Mrs. Wurst–for so I was taught to call her–lived around the corner from our Brookside Drive house, on the corner of Seward Drive right where it terminates (or perhaps begins) at Golf Street. My mother would sometimes walk down there with the four of us in tow to visit her and her husband Frank. More often she would come to our house to have coffee with my mother, and they were one of the couples who came to my parents’ bridge parties when I was in elementary school. When we left Scotch Plains in 1967 my parents stayed in touch, but I saw much less of them; I believe they came to my wedding in 1976, but that reception of over a hundred people was something of a blur, and honestly greeting old acquaintances was not in the forefront of my mind. I suspect her hair must have been blond when I was younger; I remember it as white. She was a few years older than my mother, but then, my mother always looked young for her age and now in her nineties still does.
I suspect my mother must have several of her paintings; she has on display artwork by a number of friends and relatives, and I never learned who created what. However, we have two. The first was a wedding present, and I wrote a bit about it and posted a photo of it to the web in an article entitled Game Ideas Unlimited: My North Wall, about stimulating creative ideas from ordinary surroundings, back in 2000. That site has since vanished, but the article was republished with the image as RPG-ology #39: My North Wall by the Christian Gamers Guild, and preserved in print in the book RPG-ology Volume I: The First Five Years, with the photo of the painting featured on the back cover. It is a still life, flowers in a vase or pot, although the article mentions something we saw in it which might not have been intended by the artist.
The other, pictured here, was a graduation present when I earned my doctorate. I’m told that she was going to give me a different still life, but my mother suggested, undoubtedly correctly, that I would prefer this landscape. I know nothing else about either picture. I had always assumed they were oils, but I am not a painter and comments on E-bay suggest that she preferred to work in acrylics.
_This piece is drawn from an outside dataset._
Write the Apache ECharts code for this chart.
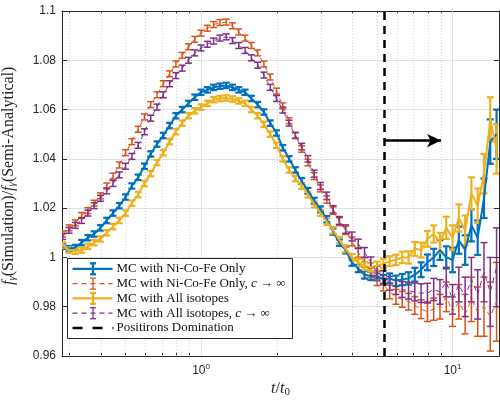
<!DOCTYPE html>
<html><head><meta charset="utf-8">
<script src="https://cdn.jsdelivr.net/npm/echarts@6/dist/echarts.min.js"></script>
<style>html,body{margin:0;padding:0;background:#fff}#c{width:500px;height:400px}</style>
</head><body><div id="c"></div>
<script>
// ---- data ----
const tValues = [0.2818,0.2985,0.3162,0.3350,0.3548,0.3758,0.3981,0.4217,0.4467,0.4732,
 0.5012,0.5309,0.5623,0.5957,0.6310,0.6683,0.7079,0.7499,0.7943,0.8414,
 0.8913,0.9441,1.0000,1.0593,1.1220,1.1885,1.2589,1.3335,1.4125,1.4962,
 1.5849,1.6788,1.7783,1.8836,1.9953,2.1135,2.2387,2.3714,2.5119,2.6607,
 2.8184,2.9854,3.1623,3.3497,3.5481,3.7584,3.9811,4.2170,4.4668,4.7315,
 5.0119,5.3088,5.6234,5.9566,6.3096,6.6834,7.0795,7.4989,7.9433,8.4140,
 8.9125,9.4406,10.000,10.593,11.220,11.885,12.589,13.335,14.125,14.962];

const niCoFe = [1.0045,1.0035,1.0040,1.0060,1.0080,1.0095,1.0120,1.0150,1.0180,1.0210,
 1.0245,1.0290,1.0325,1.0370,1.0420,1.0460,1.0495,1.0535,1.0575,1.0600,
 1.0625,1.0650,1.0670,1.0680,1.0690,1.0695,1.0698,1.0690,1.0680,1.0670,
 1.0645,1.0620,1.0590,1.0545,1.0505,1.0445,1.0400,1.0355,1.0310,1.0270,
 1.0230,1.0195,1.0155,1.0105,1.0060,1.0030,0.9980,0.9955,0.9930,0.9925,
 0.9925,0.9910,0.9915,0.9905,0.9910,0.9915,0.9930,0.9950,0.9980,1.0000,
 1.0030,1.0000,0.9990,1.0070,1.0030,1.0130,1.0080,1.0240,1.0470,1.0500];

const niCoFeInf = [1.0095,1.0120,1.0140,1.0170,1.0190,1.0220,1.0250,1.0290,1.0330,1.0375,
 1.0425,1.0470,1.0520,1.0570,1.0620,1.0660,1.0705,1.0745,1.0785,1.0820,
 1.0855,1.0885,1.0910,1.0930,1.0945,1.0953,1.0955,1.0940,1.0915,1.0890,
 1.0860,1.0830,1.0785,1.0732,1.0675,1.0615,1.0555,1.0495,1.0440,1.0385,
 1.0330,1.0280,1.0235,1.0190,1.0145,1.0110,1.0065,1.0020,0.9980,0.9940,
 0.9910,0.9890,0.9860,0.9840,0.9830,0.9820,0.9805,0.9790,0.9780,0.9790,
 0.9800,0.9840,0.9780,0.9820,0.9770,0.9830,0.9780,0.9800,0.9760,0.9820];

const allIso = [1.0050,1.0030,1.0025,1.0030,1.0045,1.0060,1.0075,1.0100,1.0125,1.0150,
 1.0180,1.0220,1.0255,1.0300,1.0340,1.0385,1.0425,1.0470,1.0510,1.0545,
 1.0575,1.0595,1.0610,1.0625,1.0640,1.0645,1.0647,1.0643,1.0635,1.0625,
 1.0600,1.0575,1.0540,1.0500,1.0455,1.0400,1.0355,1.0320,1.0290,1.0255,
 1.0215,1.0180,1.0145,1.0110,1.0070,1.0035,1.0000,0.9980,0.9965,0.9960,
 0.9965,0.9975,0.9985,0.9990,1.0000,1.0000,1.0035,1.0030,1.0075,1.0095,
 1.0060,1.0120,1.0080,1.0160,1.0110,1.0260,1.0210,1.0340,1.0560,1.0440];

const allIsoInf = [1.0085,1.0110,1.0130,1.0150,1.0180,1.0210,1.0240,1.0270,1.0300,1.0335,
 1.0370,1.0410,1.0455,1.0510,1.0565,1.0610,1.0660,1.0705,1.0738,1.0768,
 1.0800,1.0830,1.0850,1.0865,1.0878,1.0890,1.0895,1.0880,1.0860,1.0840,
 1.0810,1.0780,1.0740,1.0690,1.0645,1.0598,1.0545,1.0495,1.0450,1.0400,
 1.0340,1.0290,1.0250,1.0195,1.0150,1.0115,1.0085,1.0055,1.0020,0.9980,
 0.9940,0.9920,0.9895,0.9880,0.9870,0.9865,0.9860,0.9855,0.9855,0.9870,
 0.9860,0.9900,0.9830,0.9890,0.9840,0.9910,0.9850,0.9940,0.9860,0.9960];

// half-widths of the error bars
const errFinite = [0.0011,0.0011,0.0011,0.0011,0.0011,0.0011,0.0011,0.0011,0.0011,0.0011,
 0.0011,0.0011,0.0011,0.0011,0.0011,0.0011,0.0011,0.0011,0.0011,0.0011,
 0.0011,0.0011,0.0011,0.0011,0.0011,0.0011,0.0011,0.0011,0.0011,0.0011,
 0.0011,0.0011,0.0011,0.0011,0.0011,0.0011,0.0011,0.0011,0.0012,0.0012,
 0.0012,0.0012,0.0013,0.0013,0.0013,0.0014,0.0014,0.0015,0.0016,0.0017,
 0.0018,0.0019,0.0020,0.0021,0.0023,0.0025,0.0028,0.0030,0.0032,0.0035,
 0.0040,0.0045,0.0050,0.0055,0.0060,0.0065,0.0070,0.0080,0.0090,0.0100];

const errInf = [0.0012,0.0012,0.0012,0.0012,0.0012,0.0012,0.0012,0.0012,0.0012,0.0012,
 0.0012,0.0012,0.0012,0.0012,0.0012,0.0012,0.0012,0.0012,0.0012,0.0012,
 0.0012,0.0012,0.0012,0.0012,0.0012,0.0012,0.0012,0.0012,0.0012,0.0012,
 0.0012,0.0012,0.0012,0.0012,0.0012,0.0012,0.0012,0.0012,0.0013,0.0013,
 0.0014,0.0014,0.0015,0.0015,0.0016,0.0017,0.0018,0.0019,0.0020,0.0022,
 0.0024,0.0026,0.0028,0.0030,0.0032,0.0034,0.0036,0.0038,0.0040,0.0045,
 0.0050,0.0060,0.0060,0.0070,0.0080,0.0090,0.0100,0.0120,0.0140,0.0160];

const xMajorTicks = [1, 10];
const xMinorTicks = [0.3,0.4,0.5,0.6,0.7,0.8,0.9,2,3,4,5,6,7,8,9];
const xMin = 0.28, xMax = 15.3;
const yMin = 0.96, yMax = 1.1, yStep = 0.02;
const positronStart = 5.36;
const arrowY = 1.0474, arrowEnd = 9.0;

const seriesNames = ['MC with Ni-Co-Fe Only', 'MC with Ni-Co-Fe Only, c → ∞',
  'MC with All isotopes', 'MC with All isotopes, c → ∞', 'Positirons Domination'];
const legendTexts = ['MC with Ni-Co-Fe Only', 'MC with Ni-Co-Fe Only, {i|c} → ∞',
  'MC with All isotopes', 'MC with All isotopes, {i|c} → ∞', 'Positirons Domination'];
const yTitle = '{i|f}{s|γ}{n|(Simulation)/}{i|f}{s|γ}{n|(Semi-Analytical)}';
const xTitle = '{i|t}{n|/}{i|t}{s|0}';

// ---- styles ----
const C = ['#0072BD', '#D95319', '#EDB120', '#7E2F8E'];
const values = [niCoFe, niCoFeInf, allIso, allIsoInf];
const errs = [errFinite, errInf, errFinite, errInf];
const widths = [2.2, 1.5, 2.2, 1.5];
const lineWidths = [2, 1, 2, 1];
const dashed = [false, true, false, true];
const serif = 'Liberation Serif';
const axisColor = '#262626';

function errRender(color, lw, cap) {
  return function (params, api) {
    const x = api.value(0), y = api.value(1), e = api.value(2);
    const top = api.coord([x, y + e]);
    const bot = api.coord([x, y - e]);
    const h = cap / 2;
    const st = { stroke: color, lineWidth: lw };
    return { type: 'group', children: [
      { type: 'line', shape: { x1: top[0], y1: top[1], x2: bot[0], y2: bot[1] }, style: st },
      { type: 'line', shape: { x1: top[0] - h, y1: top[1], x2: top[0] + h, y2: top[1] }, style: st },
      { type: 'line', shape: { x1: bot[0] - h, y1: bot[1], x2: bot[0] + h, y2: bot[1] }, style: st }
    ]};
  };
}

const series = [];
// grid lines for log axis
series.push({
  type: 'line', data: [], z: 1, silent: true, xAxisIndex: 0, yAxisIndex: 0,
  markLine: {
    silent: true, z: 1, symbol: ['none', 'none'], label: { show: false }, animation: false,
    lineStyle: { color: '#d0d0d0', type: [1, 2], width: 1 },
    data: xMinorTicks.map(v => ({ xAxis: v })).concat(
      xMajorTicks.map(v => ({ xAxis: v, lineStyle: { color: '#e2e2e2', type: 'solid', width: 1 } })))
  }
});
for (let s = 0; s < 4; s++) {
  series.push({
    name: seriesNames[s], type: 'custom', xAxisIndex: 0, yAxisIndex: 0, z: 3, clip: true,
    renderItem: errRender(C[s], widths[s], 7),
    encode: { x: 0, y: 1 },
    data: tValues.map((t, i) => [t, values[s][i], errs[s][i]])
  });
  series.push({
    name: seriesNames[s], type: 'line', xAxisIndex: 0, yAxisIndex: 0, z: 3,
    symbol: 'none', showSymbol: false, silent: true,
    lineStyle: { color: C[s], width: lineWidths[s], type: dashed[s] ? [5, 4] : 'solid' },
    data: tValues.map((t, i) => [t, values[s][i]])
  });
}
series.push({
  name: seriesNames[4], type: 'line', data: [], z: 5, xAxisIndex: 0, yAxisIndex: 0,
  markLine: {
    silent: true, z: 5, animation: false, label: { show: false }, symbol: ['none', 'none'],
    data: [
      { xAxis: positronStart, lineStyle: { color: '#000', width: 2.5, type: [8, 6] } },
      [ { coord: [positronStart, arrowY], symbol: 'none', lineStyle: { color: '#000', width: 2.5, type: 'solid' } },
        { coord: [arrowEnd, arrowY], symbol: 'arrow', symbolSize: [10, 14] } ]
    ]
  }
});

function xAx(pos, ticks, len, showLine, showLabel) {
  return {
    type: 'log', logBase: 10, min: xMin, max: xMax, position: pos, gridIndex: 0,
    axisLine: { show: showLine, onZero: false, lineStyle: { color: axisColor, width: 1 } },
    axisTick: { show: true, inside: true, length: len, customValues: ticks, lineStyle: { color: axisColor, width: 1 } },
    axisLabel: {
      show: showLabel, customValues: ticks, margin: 7, color: axisColor,
      fontFamily: 'Liberation Sans', fontSize: 12,
      formatter: v => '{b|10}{s|' + Math.round(Math.log10(v)) + '}',
      rich: { b: { fontSize: 12, fontFamily: 'Liberation Sans', color: axisColor, lineHeight: 16 },
              s: { fontSize: 8, fontFamily: 'Liberation Sans', color: axisColor, lineHeight: 10, verticalAlign: 'top' } }
    },
    splitLine: { show: false }, minorTick: { show: false }, minorSplitLine: { show: false }
  };
}

const xAxes = [xAx('bottom', xMajorTicks, 5, true, true), xAx('bottom', xMinorTicks, 3, false, false),
               xAx('top', xMajorTicks, 5, true, false), xAx('top', xMinorTicks, 3, false, false)];
xAxes[0].name = xTitle;
xAxes[0].nameLocation = 'middle';
xAxes[0].nameGap = 24;
xAxes[0].nameMoveOverlap = false;
xAxes[0].nameTextStyle = { rich: {
  i: { fontFamily: serif, fontStyle: 'italic', fontSize: 16, color: axisColor, lineHeight: 18 },
  n: { fontFamily: serif, fontSize: 16, color: axisColor, lineHeight: 18 },
  s: { fontFamily: serif, fontSize: 11, color: axisColor, lineHeight: 12, verticalAlign: 'bottom' } } };

function yAx(pos, showLabel) {
  return {
    type: 'value', min: yMin, max: yMax, interval: yStep, position: pos, gridIndex: 0,
    axisLine: { show: true, onZero: false, lineStyle: { color: axisColor, width: 1 } },
    axisTick: { show: true, inside: true, length: 5, lineStyle: { color: axisColor } },
    axisLabel: { show: showLabel, margin: 6, color: axisColor, fontFamily: 'Liberation Sans', fontSize: 12 },
    splitLine: { show: showLabel, lineStyle: { color: '#e2e2e2', width: 1 } }
  };
}
const yAxes = [yAx('left', true), yAx('right', false)];

// legend drawn as graphic (error-bar icons)
const legendChildren = [{ type: 'rect', z: 100, shape: { x: 0, y: 0, width: 225, height: 80 },
  style: { fill: '#fff', stroke: axisColor, lineWidth: 1 } }];
for (let r = 0; r < 5; r++) {
  const y = 10.3 + 14.8 * r;
  if (r < 4) {
    const col = C[r], lw = lineWidths[r] + 0.3;
    legendChildren.push({ type: 'line', z: 101, shape: { x1: 5, y1: y, x2: 45, y2: y },
      style: { stroke: col, lineWidth: lw, lineDash: dashed[r] ? [5, 4] : null } });
    legendChildren.push({ type: 'line', z: 101, shape: { x1: 25.5, y1: y - 5.5, x2: 25.5, y2: y + 5.5 }, style: { stroke: col, lineWidth: lw } });
    legendChildren.push({ type: 'line', z: 101, shape: { x1: 22.5, y1: y - 5.5, x2: 28.5, y2: y - 5.5 }, style: { stroke: col, lineWidth: lw } });
    legendChildren.push({ type: 'line', z: 101, shape: { x1: 22.5, y1: y + 5.5, x2: 28.5, y2: y + 5.5 }, style: { stroke: col, lineWidth: lw } });
  } else {
    legendChildren.push({ type: 'line', z: 101, shape: { x1: 5, y1: y, x2: 46, y2: y },
      style: { stroke: '#000', lineWidth: 2.5, lineDash: [10, 10] } });
  }
  legendChildren.push({ type: 'text', z: 101, x: 49, y: y,
    style: { text: legendTexts[r], fill: '#111', font: '13px "Liberation Serif"', verticalAlign: 'middle', align: 'left',
      rich: { i: { fontFamily: serif, fontStyle: 'italic', fontSize: 13, fill: '#111' } } } });
}

const yTitleEl = {
  type: 'text', x: 9, y: 285, rotation: Math.PI / 2, z: 50,
  style: {
    text: yTitle, align: 'left', verticalAlign: 'middle', fill: axisColor,
    font: '16px "Liberation Serif"',
    rich: {
      i: { fontFamily: serif, fontStyle: 'italic', fontSize: 16, fill: axisColor, lineHeight: 18 },
      n: { fontFamily: serif, fontSize: 16, fill: axisColor, lineHeight: 18 },
      s: { fontFamily: serif, fontStyle: 'italic', fontSize: 11, fill: axisColor, lineHeight: 12, verticalAlign: 'bottom' }
    }
  }
};

const chart = echarts.init(document.getElementById('c'), null, { renderer: 'canvas' });
chart.setOption({
  animation: false,
  backgroundColor: '#fff',
  grid: { left: 62, right: 1, top: 11, bottom: 44, containLabel: false, outerBoundsMode: 'none' },
  xAxis: xAxes,
  yAxis: yAxes,
  series: series,
  graphic: [{ type: 'group', left: 67, top: 258, children: legendChildren }, yTitleEl]
});
</script></body></html>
I remember one Halloween in what must have been the mid sixties when I had returned from trick-or-treating and was manning the door. Someone I took to be a teenaged boy, oriental (I would not have been able to distinguish Japanese at the time, but I suspect that was the garb), was at the door. He did not want candy, and he kept saying to go get my mother, although he spoke as if there were something impeding his speech. I reluctantly summoned her, and she somewhat impatiently came to the door and asked him what he wanted–at which point he revealed that he was Mrs. Wurst in disguise. I don’t feel bad about not having recognized her–my mother laughed in astonishment and I believe invited her in, although that’s as much as my young memory retains all these decades later. She seemed a light, fun-loving, perhaps playful sort of person in my perhaps limited experience.
I wish I could tell you more; I must have encountered her more than a hundred times over the years, but most of those would have been her drinking coffee with my mother at the kitchen table as I was passing through. It’s funny how we can know significant people and not recognize their significance. I knew she painted pictures; I did not know she was one of the state’s recognized artists.
Rest in peace, Mrs. Wurst, and thank you for the paintings.